In the material below, please retype the lines from the very first through the one with "import plotly.graph_objects as go", exactly and without pictures.
----- STORED DATA -----
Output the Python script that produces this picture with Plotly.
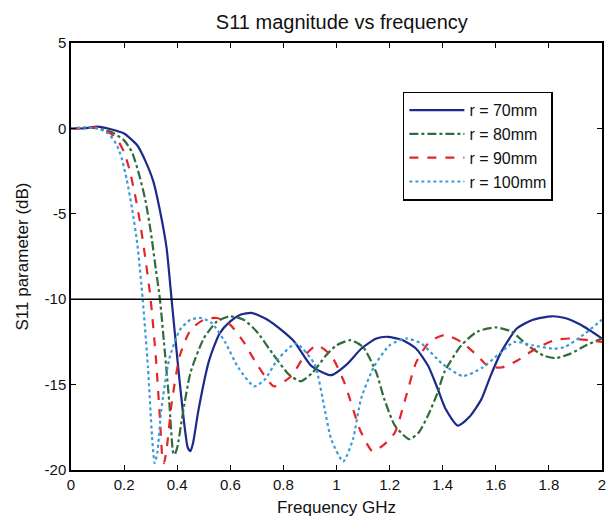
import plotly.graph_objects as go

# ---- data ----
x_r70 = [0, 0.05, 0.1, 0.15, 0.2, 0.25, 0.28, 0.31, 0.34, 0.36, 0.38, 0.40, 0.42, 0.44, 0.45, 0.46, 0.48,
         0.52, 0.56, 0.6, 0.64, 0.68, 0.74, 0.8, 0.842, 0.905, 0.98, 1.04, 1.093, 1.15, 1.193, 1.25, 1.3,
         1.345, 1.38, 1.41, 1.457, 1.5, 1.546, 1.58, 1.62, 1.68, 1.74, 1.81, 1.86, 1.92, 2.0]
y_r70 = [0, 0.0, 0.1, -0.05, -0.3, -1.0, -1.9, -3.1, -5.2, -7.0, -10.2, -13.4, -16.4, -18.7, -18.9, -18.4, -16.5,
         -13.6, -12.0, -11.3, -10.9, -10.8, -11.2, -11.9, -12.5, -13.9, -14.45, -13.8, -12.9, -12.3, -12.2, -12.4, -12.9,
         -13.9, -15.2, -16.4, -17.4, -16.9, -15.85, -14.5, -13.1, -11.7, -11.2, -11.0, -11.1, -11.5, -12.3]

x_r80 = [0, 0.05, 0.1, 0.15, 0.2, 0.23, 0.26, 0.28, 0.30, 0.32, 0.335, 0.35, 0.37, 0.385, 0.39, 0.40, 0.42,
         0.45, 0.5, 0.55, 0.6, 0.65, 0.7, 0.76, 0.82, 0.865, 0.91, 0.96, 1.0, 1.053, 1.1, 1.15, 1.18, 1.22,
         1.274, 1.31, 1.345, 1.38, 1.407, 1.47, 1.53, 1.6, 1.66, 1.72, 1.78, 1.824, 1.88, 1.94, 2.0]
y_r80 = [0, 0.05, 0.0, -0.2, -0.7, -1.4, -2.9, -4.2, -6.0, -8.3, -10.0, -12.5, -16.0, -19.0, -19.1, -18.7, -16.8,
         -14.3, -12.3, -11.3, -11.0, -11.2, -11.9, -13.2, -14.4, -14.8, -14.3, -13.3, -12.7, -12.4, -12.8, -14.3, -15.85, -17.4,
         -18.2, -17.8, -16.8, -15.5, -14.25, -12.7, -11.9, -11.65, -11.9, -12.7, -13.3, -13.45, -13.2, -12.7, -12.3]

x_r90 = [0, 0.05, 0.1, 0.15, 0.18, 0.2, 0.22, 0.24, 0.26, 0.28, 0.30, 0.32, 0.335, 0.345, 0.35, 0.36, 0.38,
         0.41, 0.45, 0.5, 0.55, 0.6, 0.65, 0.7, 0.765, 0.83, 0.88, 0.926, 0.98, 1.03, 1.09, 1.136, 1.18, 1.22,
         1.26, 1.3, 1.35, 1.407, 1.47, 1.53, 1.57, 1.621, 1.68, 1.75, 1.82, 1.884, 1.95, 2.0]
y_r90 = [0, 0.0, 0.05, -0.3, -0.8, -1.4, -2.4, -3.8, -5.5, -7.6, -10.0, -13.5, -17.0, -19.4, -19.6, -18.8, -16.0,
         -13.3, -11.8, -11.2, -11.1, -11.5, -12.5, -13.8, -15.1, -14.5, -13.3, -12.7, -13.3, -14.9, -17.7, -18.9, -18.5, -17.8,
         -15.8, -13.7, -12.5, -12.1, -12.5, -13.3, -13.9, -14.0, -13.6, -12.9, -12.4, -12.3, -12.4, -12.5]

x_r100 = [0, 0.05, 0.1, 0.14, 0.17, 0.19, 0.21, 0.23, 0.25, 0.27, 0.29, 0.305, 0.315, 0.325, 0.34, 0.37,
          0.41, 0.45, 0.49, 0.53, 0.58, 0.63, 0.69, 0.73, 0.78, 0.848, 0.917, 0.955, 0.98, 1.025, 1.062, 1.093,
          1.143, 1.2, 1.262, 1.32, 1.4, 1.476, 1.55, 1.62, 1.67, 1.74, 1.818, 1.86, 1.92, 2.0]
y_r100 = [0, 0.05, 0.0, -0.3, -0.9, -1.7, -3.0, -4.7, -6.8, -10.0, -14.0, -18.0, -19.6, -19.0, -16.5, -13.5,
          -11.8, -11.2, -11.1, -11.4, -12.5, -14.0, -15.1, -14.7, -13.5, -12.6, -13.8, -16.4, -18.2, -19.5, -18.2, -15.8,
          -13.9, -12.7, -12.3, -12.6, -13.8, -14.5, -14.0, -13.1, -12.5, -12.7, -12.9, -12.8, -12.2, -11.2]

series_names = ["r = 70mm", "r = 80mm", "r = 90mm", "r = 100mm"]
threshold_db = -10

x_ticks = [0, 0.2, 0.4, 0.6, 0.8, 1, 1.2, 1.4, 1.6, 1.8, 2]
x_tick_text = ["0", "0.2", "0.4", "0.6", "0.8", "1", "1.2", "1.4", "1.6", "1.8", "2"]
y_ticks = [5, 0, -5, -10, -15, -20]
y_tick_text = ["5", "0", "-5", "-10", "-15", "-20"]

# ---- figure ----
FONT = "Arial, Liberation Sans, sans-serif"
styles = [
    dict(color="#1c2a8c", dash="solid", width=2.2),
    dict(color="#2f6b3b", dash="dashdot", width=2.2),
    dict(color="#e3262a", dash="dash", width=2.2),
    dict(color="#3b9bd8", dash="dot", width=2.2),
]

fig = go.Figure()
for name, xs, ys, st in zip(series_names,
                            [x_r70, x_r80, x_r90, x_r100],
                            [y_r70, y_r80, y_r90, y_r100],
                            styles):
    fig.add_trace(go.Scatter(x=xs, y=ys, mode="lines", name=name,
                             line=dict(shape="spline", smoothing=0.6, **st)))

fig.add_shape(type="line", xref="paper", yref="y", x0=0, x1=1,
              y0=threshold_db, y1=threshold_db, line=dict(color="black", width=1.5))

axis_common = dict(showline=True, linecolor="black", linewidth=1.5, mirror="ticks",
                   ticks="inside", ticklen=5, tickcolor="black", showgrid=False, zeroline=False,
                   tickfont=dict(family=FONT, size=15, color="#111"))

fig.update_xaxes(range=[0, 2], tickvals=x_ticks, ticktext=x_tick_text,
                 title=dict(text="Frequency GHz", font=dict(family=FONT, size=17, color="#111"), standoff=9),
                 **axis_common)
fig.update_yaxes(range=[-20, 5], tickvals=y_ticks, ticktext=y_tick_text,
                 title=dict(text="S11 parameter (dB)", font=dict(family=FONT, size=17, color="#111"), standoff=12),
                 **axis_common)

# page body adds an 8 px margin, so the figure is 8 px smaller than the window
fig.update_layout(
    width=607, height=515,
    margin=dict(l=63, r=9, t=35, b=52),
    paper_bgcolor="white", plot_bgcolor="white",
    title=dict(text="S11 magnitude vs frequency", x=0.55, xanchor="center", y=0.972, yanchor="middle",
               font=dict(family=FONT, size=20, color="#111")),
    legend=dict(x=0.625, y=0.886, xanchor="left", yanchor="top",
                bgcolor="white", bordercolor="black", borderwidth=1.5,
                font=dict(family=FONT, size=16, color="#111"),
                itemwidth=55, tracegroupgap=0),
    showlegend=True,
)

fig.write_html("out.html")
-----
▸ **EXERCISE RESULT**:
Output the Python script that produces this picture with Plotly.
import plotly.graph_objects as go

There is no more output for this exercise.